COLLECTED MATERIAL:
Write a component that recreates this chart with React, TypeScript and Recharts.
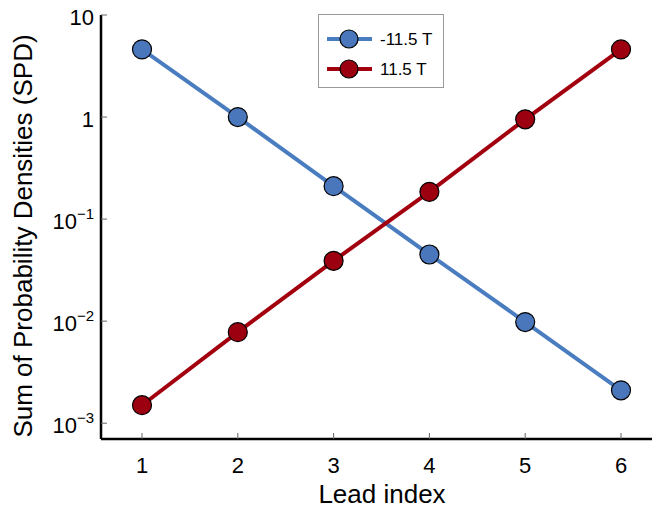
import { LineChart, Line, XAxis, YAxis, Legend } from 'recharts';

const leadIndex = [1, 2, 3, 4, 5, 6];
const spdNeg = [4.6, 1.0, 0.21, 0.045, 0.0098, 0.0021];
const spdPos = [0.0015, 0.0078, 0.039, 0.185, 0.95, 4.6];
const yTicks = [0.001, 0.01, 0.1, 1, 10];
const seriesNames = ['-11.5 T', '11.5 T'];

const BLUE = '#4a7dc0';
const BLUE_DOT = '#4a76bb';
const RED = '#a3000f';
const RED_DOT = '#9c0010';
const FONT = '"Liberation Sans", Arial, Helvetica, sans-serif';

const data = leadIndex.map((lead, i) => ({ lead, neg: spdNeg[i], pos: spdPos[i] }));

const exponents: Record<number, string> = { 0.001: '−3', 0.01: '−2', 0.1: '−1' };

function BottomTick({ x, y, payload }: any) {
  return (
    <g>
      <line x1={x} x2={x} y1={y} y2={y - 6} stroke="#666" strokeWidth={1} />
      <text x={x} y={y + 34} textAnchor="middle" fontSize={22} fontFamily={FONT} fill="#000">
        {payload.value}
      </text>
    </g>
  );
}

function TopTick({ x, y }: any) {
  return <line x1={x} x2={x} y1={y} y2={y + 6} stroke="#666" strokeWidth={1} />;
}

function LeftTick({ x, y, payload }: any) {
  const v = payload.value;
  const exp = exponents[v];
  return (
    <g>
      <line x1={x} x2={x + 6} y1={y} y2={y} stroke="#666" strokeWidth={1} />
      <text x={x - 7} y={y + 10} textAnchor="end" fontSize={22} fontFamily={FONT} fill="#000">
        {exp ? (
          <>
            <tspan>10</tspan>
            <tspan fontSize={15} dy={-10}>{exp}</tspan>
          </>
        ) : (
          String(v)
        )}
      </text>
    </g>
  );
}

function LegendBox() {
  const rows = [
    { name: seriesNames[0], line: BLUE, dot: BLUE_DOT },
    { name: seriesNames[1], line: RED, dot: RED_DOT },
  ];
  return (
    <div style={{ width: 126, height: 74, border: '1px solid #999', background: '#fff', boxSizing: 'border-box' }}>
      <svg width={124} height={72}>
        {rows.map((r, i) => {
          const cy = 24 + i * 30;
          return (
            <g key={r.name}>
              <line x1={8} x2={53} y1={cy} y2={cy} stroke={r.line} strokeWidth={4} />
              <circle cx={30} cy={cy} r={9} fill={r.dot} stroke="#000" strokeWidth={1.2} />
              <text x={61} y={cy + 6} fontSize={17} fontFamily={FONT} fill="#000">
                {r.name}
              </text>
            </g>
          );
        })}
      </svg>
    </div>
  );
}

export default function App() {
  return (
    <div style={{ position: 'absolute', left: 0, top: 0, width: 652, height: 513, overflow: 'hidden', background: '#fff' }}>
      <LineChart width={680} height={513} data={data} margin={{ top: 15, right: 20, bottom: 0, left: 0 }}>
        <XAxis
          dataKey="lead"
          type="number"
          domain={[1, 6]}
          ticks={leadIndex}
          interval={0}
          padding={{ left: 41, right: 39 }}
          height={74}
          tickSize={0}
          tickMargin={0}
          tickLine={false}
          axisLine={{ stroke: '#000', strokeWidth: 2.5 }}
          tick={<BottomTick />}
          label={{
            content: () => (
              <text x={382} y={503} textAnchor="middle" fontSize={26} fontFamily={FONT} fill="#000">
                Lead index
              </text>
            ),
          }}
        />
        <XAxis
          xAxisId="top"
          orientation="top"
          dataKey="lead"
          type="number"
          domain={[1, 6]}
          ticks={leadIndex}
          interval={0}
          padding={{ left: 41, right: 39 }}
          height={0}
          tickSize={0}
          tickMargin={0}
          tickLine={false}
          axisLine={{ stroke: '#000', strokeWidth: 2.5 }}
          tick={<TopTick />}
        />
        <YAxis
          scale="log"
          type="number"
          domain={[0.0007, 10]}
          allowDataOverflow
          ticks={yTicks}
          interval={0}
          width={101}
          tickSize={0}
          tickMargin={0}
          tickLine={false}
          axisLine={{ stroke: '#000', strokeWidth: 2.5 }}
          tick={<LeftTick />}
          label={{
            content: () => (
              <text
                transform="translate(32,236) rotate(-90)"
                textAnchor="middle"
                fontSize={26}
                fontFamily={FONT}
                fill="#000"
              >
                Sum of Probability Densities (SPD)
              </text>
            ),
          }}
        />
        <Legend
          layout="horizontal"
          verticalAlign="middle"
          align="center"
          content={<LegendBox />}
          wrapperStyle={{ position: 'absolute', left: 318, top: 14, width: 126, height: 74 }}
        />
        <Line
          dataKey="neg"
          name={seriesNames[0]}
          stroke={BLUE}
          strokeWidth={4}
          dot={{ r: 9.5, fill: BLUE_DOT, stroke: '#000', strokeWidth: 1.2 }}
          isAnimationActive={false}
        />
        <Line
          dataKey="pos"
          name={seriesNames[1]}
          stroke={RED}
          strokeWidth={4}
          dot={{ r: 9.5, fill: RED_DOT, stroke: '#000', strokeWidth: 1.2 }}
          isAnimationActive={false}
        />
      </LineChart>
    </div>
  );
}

EXERCISE:
Leave the pictures out and reproduce exactly the lines from the top of the listing above through the line with "Arial, Helvetica, sans-serif';".

PROBLEM SOLUTION:
Write a component that recreates this chart with React, TypeScript and Recharts.
import { LineChart, Line, XAxis, YAxis, Legend } from 'recharts';

const leadIndex = [1, 2, 3, 4, 5, 6];
const spdNeg = [4.6, 1.0, 0.21, 0.045, 0.0098, 0.0021];
const spdPos = [0.0015, 0.0078, 0.039, 0.185, 0.95, 4.6];
const yTicks = [0.001, 0.01, 0.1, 1, 10];
const seriesNames = ['-11.5 T', '11.5 T'];

const BLUE = '#4a7dc0';
const BLUE_DOT = '#4a76bb';
const RED = '#a3000f';
const RED_DOT = '#9c0010';
const FONT = '"Liberation Sans", Arial, Helvetica, sans-serif';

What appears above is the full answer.